Students were tasked with designing and building prototypes for an outdoor learning area

Raft River Elementary School students were tasked with designing and building prototypes for an outdoor learning area at the school during the annual Maker Day.

Grade 3 teacher Elizabeth Shook said the exercise helps the students gain a variety of skills like collaboration, small-scale construction and taking an idea from start to finish.

“The kids are using a process called “design thinking” and they’re given a real-world task,” said Shook.

“We’re actually planning on building an outdoor area and we’re letting the kids have an opportunity to dream, plan and think about what they would want in an outdoor classroom, so they feel like they have a say in things. They feel really empowered by it.”

This is third year Raft River Elementary has held a Maker Day for students and for the event teachers pose a problem, which the children then have to remedy by executing construction processes like cutting, gluing and inventing.

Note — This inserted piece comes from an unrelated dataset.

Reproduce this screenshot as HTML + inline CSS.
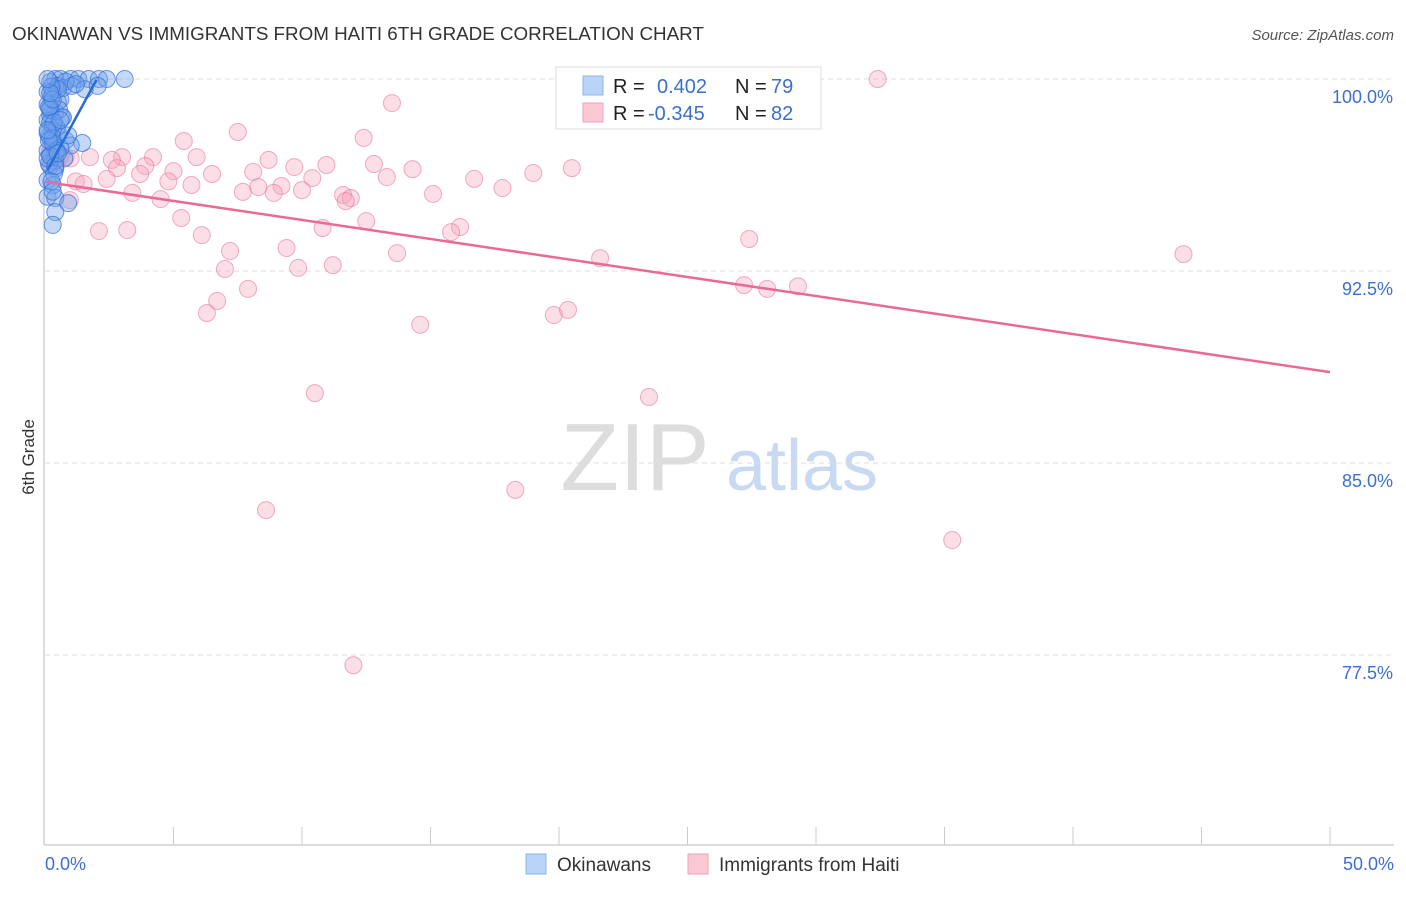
<!DOCTYPE html>
<html><head><meta charset="utf-8"><style>
body{margin:0;background:#fff;font-family:"Liberation Sans",sans-serif;}
svg text{font-family:"Liberation Sans",sans-serif;}
</style></head><body>
<svg id="chart" width="1406" height="892" viewBox="0 0 1406 892">
<text x="12" y="40" font-size="18.8" fill="#333">OKINAWAN VS IMMIGRANTS FROM HAITI 6TH GRADE CORRELATION CHART</text>
<text x="1394" y="40" font-size="15" fill="#555" font-style="italic" text-anchor="end">Source: ZipAtlas.com</text>
<text x="34" y="457" font-size="17" fill="#333" transform="rotate(-90 34 457)" text-anchor="middle">6th Grade</text>
<g>
<text x="635" y="490" font-size="96" fill="#ddd" text-anchor="middle" font-family="Liberation Serif">ZIP</text>
<text x="802" y="490" font-size="72" fill="#c8daf2" text-anchor="middle">atlas</text>
</g>
<g id="grid"></g><g id="axes"></g><g id="pts"></g><g id="trends"></g>
<g>
<rect x="556" y="67" width="265" height="62" fill="#fff" stroke="#ddd"/>
<rect x="583" y="76" width="20" height="19" fill="#b9d4f7" stroke="#8fb5e8"/>
<rect x="583" y="103" width="20" height="19" fill="#fbc8d6" stroke="#f0a0b8"/>
<text x="613" y="93" font-size="20" fill="#222">R = </text><text x="657" y="93" font-size="20" fill="#3b6fd0">0.402</text>
<text x="735" y="93" font-size="20" fill="#222">N = </text><text x="771" y="93" font-size="20" fill="#3b6fd0">79</text>
<text x="613" y="120" font-size="20" fill="#222">R = </text><text x="648" y="120" font-size="20" fill="#3b6fd0">-0.345</text>
<text x="735" y="120" font-size="20" fill="#222">N = </text><text x="771" y="120" font-size="20" fill="#3b6fd0">82</text>
</g>
<g>
<rect x="526" y="854" width="20" height="20" fill="#b9d4f7" stroke="#8fb5e8"/>
<text x="557" y="871" font-size="19" fill="#333">Okinawans</text>
<rect x="688" y="854" width="20" height="20" fill="#fbc8d6" stroke="#f0a0b8"/>
<text x="719" y="871" font-size="19" fill="#333">Immigrants from Haiti</text>
</g>
</svg>
<script>
const yTicks=[100,92.5,85,77.5];
const yTickLabels=["100.0%","92.5%","85.0%","77.5%"];
const xTickLabels=["0.0%","50.0%"];
const blueX=[3.1,0.4,0.6,1.0,1.3,1.7,2.1,2.4,0.2,0.5,0.7,1.05,1.55,2.05,0.3,0.6,0.2,0.4,0.65,0.1,0.3,0.5,0.2,0.8,1.45,1.0,0.1,0.4,0.75,0.2,0.4,0.1,0.3,0.1,0.4,0.9,0.4,0.3,0.1,0.5,0.2,0.3,0.15,0.35,0.8,1.2,0.25,0.55,0.2,0.45,0.1,0.3,0.6,0.2,0.4,0.15,0.35,0.25,0.5,0.1,0.2,0.7,0.3,0.15,0.45,0.25,0.1,0.35,0.2,0.6,0.3,0.15,0.4,0.1,0.5,0.2,0.3,0.9,0.1];
const blueY=[100,100,100,100,100,100,100,100,99.88,99.73,99.65,99.73,99.6,99.73,99.4,99.2,98.9,98.7,98.5,98.4,98.2,97.9,97.7,97.6,97.5,97.4,97.2,97.1,96.9,96.6,96.5,96.05,95.85,95.4,95.35,95.15,94.8,94.3,99.5,99.1,98.6,98.0,97.8,97.4,99.9,99.8,99.3,98.8,98.3,98.1,97.9,97.5,97.3,97.0,96.8,96.7,96.3,96.0,99.6,99.0,98.8,98.5,97.7,98.9,97.2,99.7,96.9,98.3,97.0,98.4,99.2,97.6,96.6,98.0,97.1,99.45,95.6,97.8,100];
const pinkX=[32.4,13.5,7.5,12.4,5.4,1.75,3.0,4.2,5.9,8.7,2.6,10.95,9.7,12.8,14.3,20.5,19.0,3.9,5.0,6.5,8.1,3.7,2.8,2.4,1.2,1.5,4.8,5.7,10.4,13.3,16.7,9.2,8.3,7.7,8.9,10.0,3.4,11.6,11.9,11.7,15.1,17.8,4.5,0.97,5.3,12.5,10.8,16.15,15.8,2.1,3.2,6.1,27.4,9.4,7.2,13.7,44.3,21.6,7.0,9.85,11.2,7.9,27.2,28.1,29.3,6.7,6.3,19.8,20.35,14.6,10.5,23.5,18.3,8.6,35.3,12.0,0.2,0.6,0.8,0.4,0.3,1.0];
const pinkY=[100,99.06,97.93,97.7,97.58,96.95,96.95,96.95,96.95,96.84,96.84,96.64,96.56,96.68,96.48,96.52,96.33,96.6,96.4,96.29,96.37,96.29,96.52,96.1,96.0,95.9,96.0,95.86,96.13,96.17,96.1,95.82,95.78,95.59,95.55,95.66,95.55,95.47,95.35,95.23,95.51,95.74,95.31,95.27,94.57,94.45,94.18,94.22,94.02,94.06,94.1,93.9,93.75,93.4,93.28,93.2,93.16,93.0,92.58,92.62,92.73,91.8,91.95,91.8,91.9,91.33,90.86,90.78,90.98,90.4,87.73,87.58,83.95,83.16,81.99,77.1,97.2,97.0,96.95,96.6,96.8,96.9];
const blueTrend=[[0.1,96.45],[2.0,99.96]];
const pinkTrend=[[0,95.98],[50,88.55]];
const NS="http://www.w3.org/2000/svg";
const xs=v=>45+v/50*1285;
const ys=v=>79+(100-v)*25.6;
function mk(t,a,p){const e=document.createElementNS(NS,t);for(const k in a)e.setAttribute(k,a[k]);p.appendChild(e);return e;}
const grid=document.getElementById('grid'),axes=document.getElementById('axes'),pts=document.getElementById('pts'),tr=document.getElementById('trends');
yTicks.forEach((t,i)=>{const l=mk('line',{x1:45,x2:1394,y1:ys(t),y2:ys(t),stroke:'#ddd','stroke-dasharray':'5,4'},grid);


const tx=mk('text',{x:1393,y:ys(t)+24,'font-size':18,fill:'#3b6fd0','text-anchor':'end'},axes);tx.textContent=yTickLabels[i];

});
const ax=mk('line',{x1:44,x2:44,y1:70,y2:845,stroke:'#bbb'},axes);


const bx=mk('line',{x1:44,x2:1394,y1:845,y2:845,stroke:'#bbb'},axes);


for(let i=1;i<=10;i++){const tk=mk('line',{x1:xs(i*5),x2:xs(i*5),y1:827,y2:845,stroke:'#ccc'},axes);

}
[[0,'start',45],[50,'end',1394]].forEach((d,i)=>{const tx=mk('text',{x:d[2],y:870,'font-size':18,fill:'#3b6fd0','text-anchor':d[1]},axes);tx.textContent=xTickLabels[i];

});
pinkX.forEach((x,i)=>{const c=mk('circle',{cx:xs(x),cy:ys(pinkY[i]),r:8.5,fill:'rgba(246,160,186,0.35)',stroke:'rgba(232,120,155,0.6)','stroke-width':1},pts);

});
blueX.forEach((x,i)=>{const c=mk('circle',{cx:xs(x),cy:ys(blueY[i]),r:8.5,fill:'rgba(110,160,235,0.4)',stroke:'rgba(50,110,215,0.7)','stroke-width':1},pts);

});
const pl=mk('line',{x1:xs(pinkTrend[0][0]),y1:ys(pinkTrend[0][1]),x2:xs(pinkTrend[1][0]),y2:ys(pinkTrend[1][1]),stroke:'#e86a95','stroke-width':2.5},tr);


const bl=mk('line',{x1:xs(blueTrend[0][0]),y1:ys(blueTrend[0][1]),x2:xs(blueTrend[1][0]),y2:ys(blueTrend[1][1]),stroke:'#2a6bd6','stroke-width':2.5},tr);


</script>
</body></html>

Last year the students practiced their engineering skills to figure a way to help salmon swim up river.

“This year, because the outdoor committee is trying to get the ball rolling on an outdoor learning area for our school, we thought this would be a good problem for our kids to solve,” said Shook.

The students spent the morning asking questions, planning and dreaming up ideas, she added, and then went to work building the prototypes.

After the projects were complete they were able to check out what fellow students came up with as well as show off their own ideas before all the finished prototypes were set up in the hallway of Raft River School for display.

Shook said following week they’d do it all over again with the intermediate students, then the person responsible for designing the outdoor learning area will pick and choose elements from all the projects to go into the lifesized version outside of the school.

“It’s a great opportunity for kids to feel empowered, to have a say in the world around them and know their opinions are valuable,” Shook said.